‘Musical Traditions’ is a blog dedicated to the music connected with the year-round rituals and other manifestations of traditional music in culture, arts and society in Poland.
In traditional communities, music was heard during the most significant moments of people’s lives: it alleviated the burden of hard work and helped to relax or engage in pleasurable activities. As a key component of a variety of rituals, it also facilitated the explanation and understanding of the world, its complexities and challenges.
Traditions change and, sadly, they sometimes disappear altogether. This blog does not aspire to become an encyclopaedic overview of all the multiple folkloristic phenomena, from A to Z (from apocope to Żandarów); rather, it strives to educate about the beauty, power, variety and meaning of selected rituals, customs and musical behaviours and thus inspire the reader to further pursue the topic he or she finds interesting.

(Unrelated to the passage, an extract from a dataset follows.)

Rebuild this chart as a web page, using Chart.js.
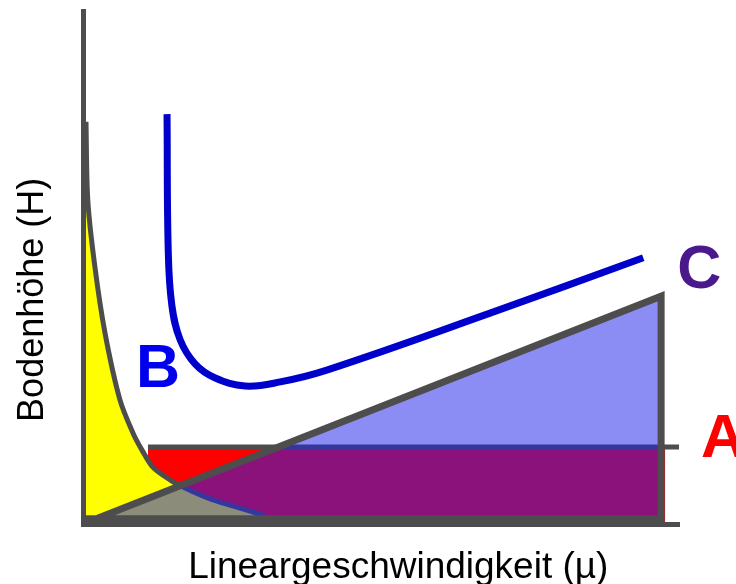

The author and editor of the blog, Ewelina Grygier – musician and ethnomusicologist, graduated from the Department of Musicology and the Department of Ethnology and Cultural Anthropology, Adam Mickiewicz University; she also completed doctorate studies at the Institute of Art, Polish Academy of Sciences (Polska Akademia Nauk). In her professional life, she worked for the Institute of Art (Phonographic Collection) with the project ‘Hear the Dance’ (‘Usłyszeć Taniec’). She regularly writes for the Ruch Muzyczny and the Pismo Folkowe (where she has her own column ‘Etnolektura’ or ‘Ethnoreading’). Since 2017, she has been in charge of ‘Musical Traditions’, a blog managed by the Institute of Music and Dance. During the World Music Expo WOMEX 2017, she conducted the workshop ‘Krytyka muzyczna 2.0 – World Music’, part of the ‘Krytyka muzyczna 2.0’ programme run by the Institute of Music and Dance.